Riflessioni

Nel rito dell’Acquasanta l’impegno a essere Chiesa che unisce

di Antonio Baroncini

Ci avviciniamo alla Pasqua: quel periodo di luce spirituale che indica il passaggio dalla morte alla vita per Gesù Cristo e per i cristiani il passaggio a vita nuova, liberati dal peccato con il sacrificio sulla croce e chiamati a risorgere con Gesù.

Prima però di commemorare e vivere questo periodo liturgico nella sacralità dei Misteri divini, è tradizione antica che le comunità cristiane siano “visitate” nelle loro case dal loro sacerdote per “benedire” non solo l’ambiente, ma l’intero nucleo familiare. Nel gesto di benedire si offre in dono protezione e benevolenza di Dio.
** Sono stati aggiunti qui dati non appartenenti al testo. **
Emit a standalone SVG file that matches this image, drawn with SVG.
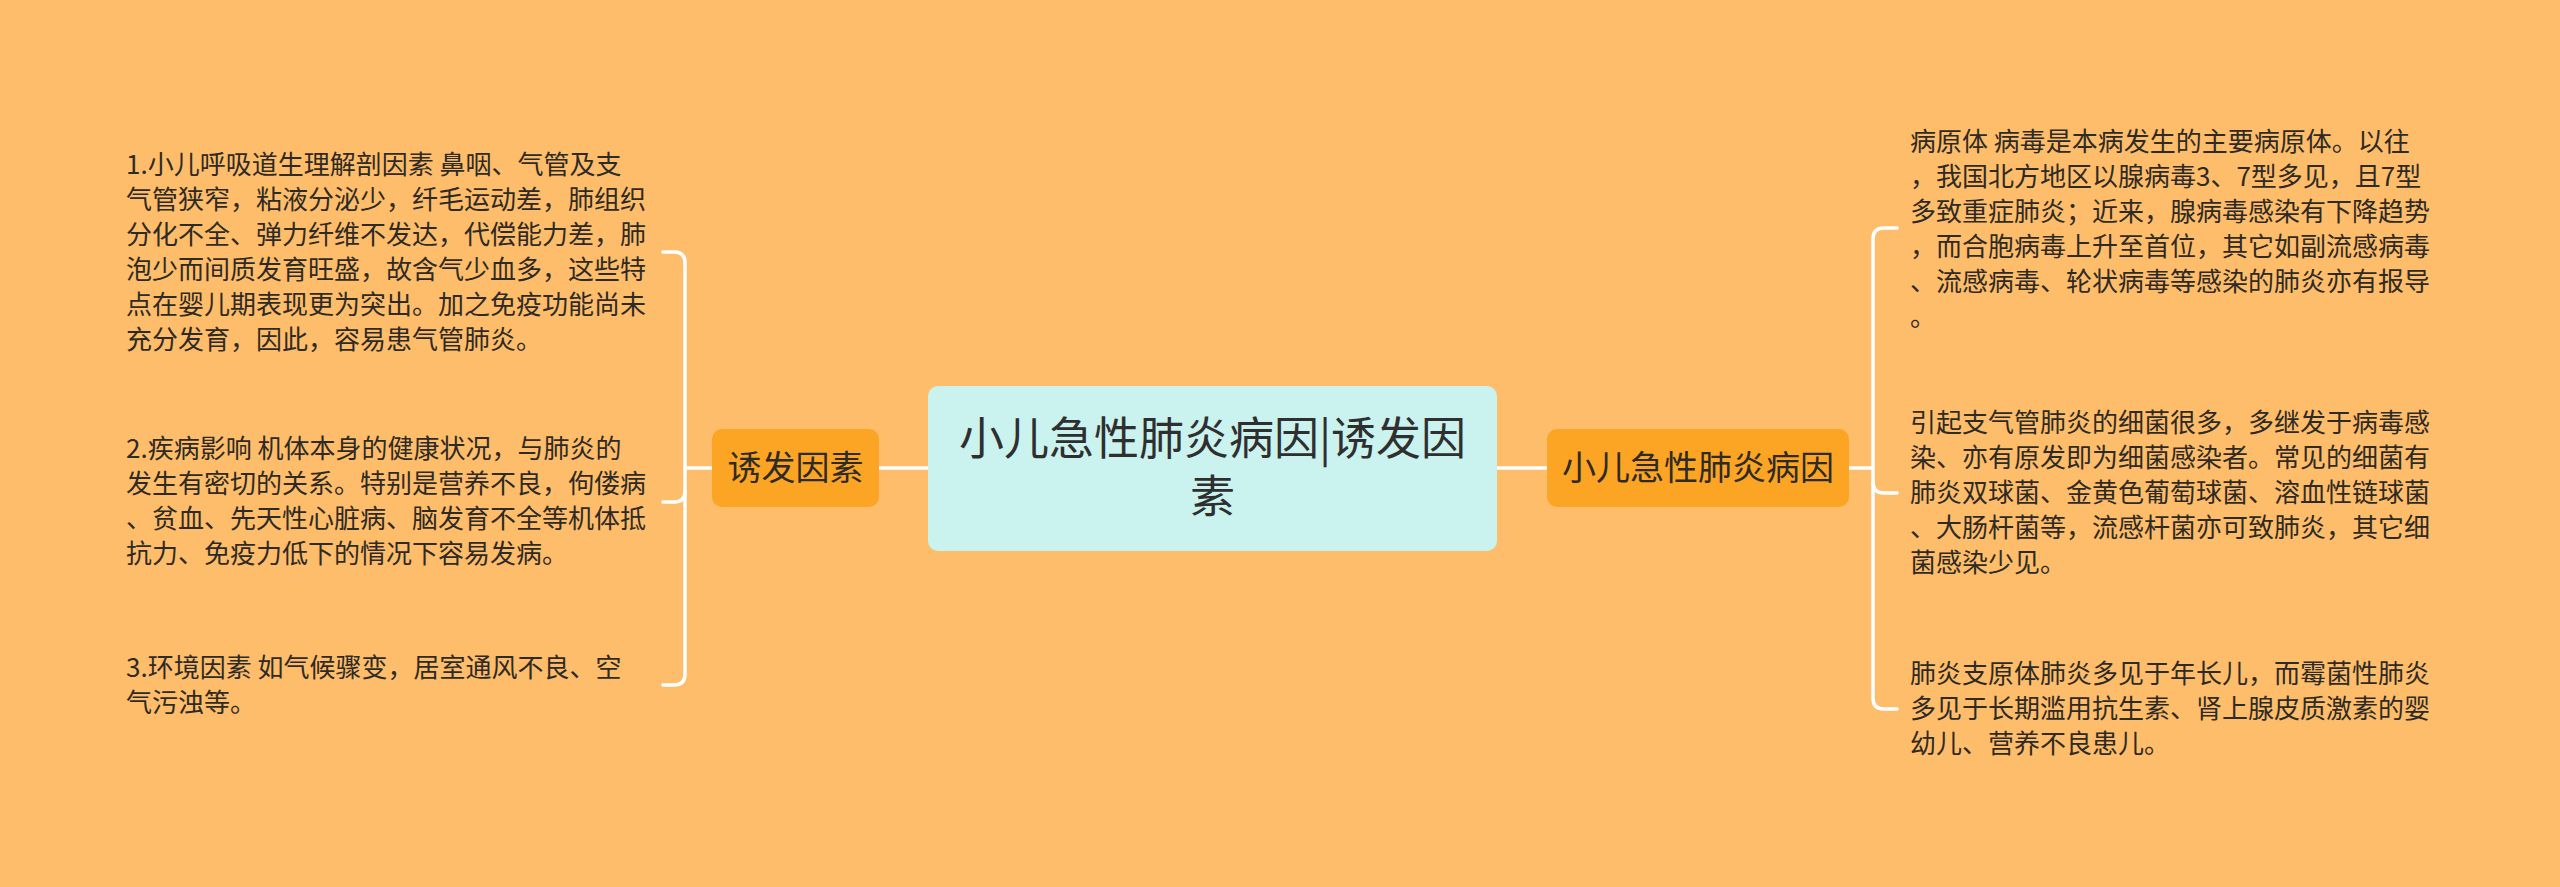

San Tommaso affermava: «La benedizione di Dio sta a significare il conferimento dei suoi doni e la loro moltiplicazione». Nella Sacra Scrittura la benedizione è simbolo di abbondanza e agiatezza: due concetti che spesso costituiscono il significato di pace nella quotidianità del nostro vivere. «In qualunque casa entriate dite per prima cosa “pace a questa casa”. Se vi è qualcuno che ama la pace, riceverà la pace che gli avete augurato, altrimenti il vostro augurio resterà inefficace», così dice il Signore nel vangelo di Luca (cfr Lc 10,5). Il significato della benedizione si accresce ancora di più ricordando il dono del Battesimo, facendo rivivere nei presenti la bellezza della vocazione battesimale, ravvivando in ciascuno l’adesione a Cristo Signore, crocifisso e risorto per a nostra salvezza. Il rito della benedizione delle case e delle famiglie, nel tempo, oltre al suo primario concetto liturgico si è arricchito anche da una simbologia tradizionale di atti umani semplici ma significativi, di ringraziamento nell’offrire al sacerdote, come portatore e testimone di amore di Gesù, segni di gratitudine e di accoglienza.

Chi non ricorda, in special modo chi ha vissuto nelle campagne, il dono delle uova che la massaia offriva in un bel cesto ricoperto da un “centrino” ricamato dalle sue mani? Inoltre le donne di famiglia facevano trovare una casa splendente con le tende alle finestre lavate e ben stirate, con i letti ricoperti da coperte che per l’occasione venivano tolte dagli armadi: tutto era in relazione all’accoglienza di un ospite importante che portava il saluto di Nostro Signore. Momenti indimenticabili di un tempo in cui molti gesti superavano concetti e pregiudizi, anche contro il mistero divino rappresentato. Vi erano in questi gesti un rispetto e una convinzione che accompagnavano la sacralità del momento, nel ricevere il sacramentale, cioè un segno sacro per mezzo del quale «con una certa imitazione dei sacramenti, sono significati e vengono ottenuti effetti soprattutto spirituali» (cfr Catechismo della Chiesa Cattolica n. 1667).

Stare vicino al sacerdote era ed è un momento di confronto, di condivisione personale e spirituale, di gioia, di fiducia, di amicizia, di conforto ancora oggi vigente seppur con minore “spettacolarità” ma sempre considerato un atto che avvolge l’intimità del proprio animo verso Colui che per amore venne appeso alla croce. Le famiglie oggi purtroppo non sono sempre unite, per impegni lavorativi o occupazionali e ciò può portare a un abbandono di tradizioni popolari che rendevano viva, efficace, incisiva l’opera pastorale della Chiesa. Questo “moderno” vivere può portare a una dimenticanza di simboli, di riti, di rappresentazioni del sacro, mimetizzandoci di più nel paesaggio corrente, confondendoci col mondo, perdendo la grazia del linguaggio cristiano, considerato “fuori dal tempo”.

Perdendo certi riti tradizionali, che legano la vita quotidiana con la vita interna della nostra anima, si può perdere l’identità cristiana, mettendo in crisi il senso religioso della vita. Occorre ancora una visione del mondo calata nella vita dei giorni con quello spirito cristiano di un tempo in cui «l’ardire di un confronto, l’amore per la realtà, per la natura, per la storia e per la tradizione vincono contro una società che preferisce il loro contrario». La benedizione delle famiglie e delle loro case resti ancora un prezioso momento per calare nel quotidiano l’impegno a essere Chiesa che unisce, che spinga sempre più nelle proprie realtà religiose a questa pratica antica, in un forte e convinto abbraccio di fede, di fratellanza, di condivisione.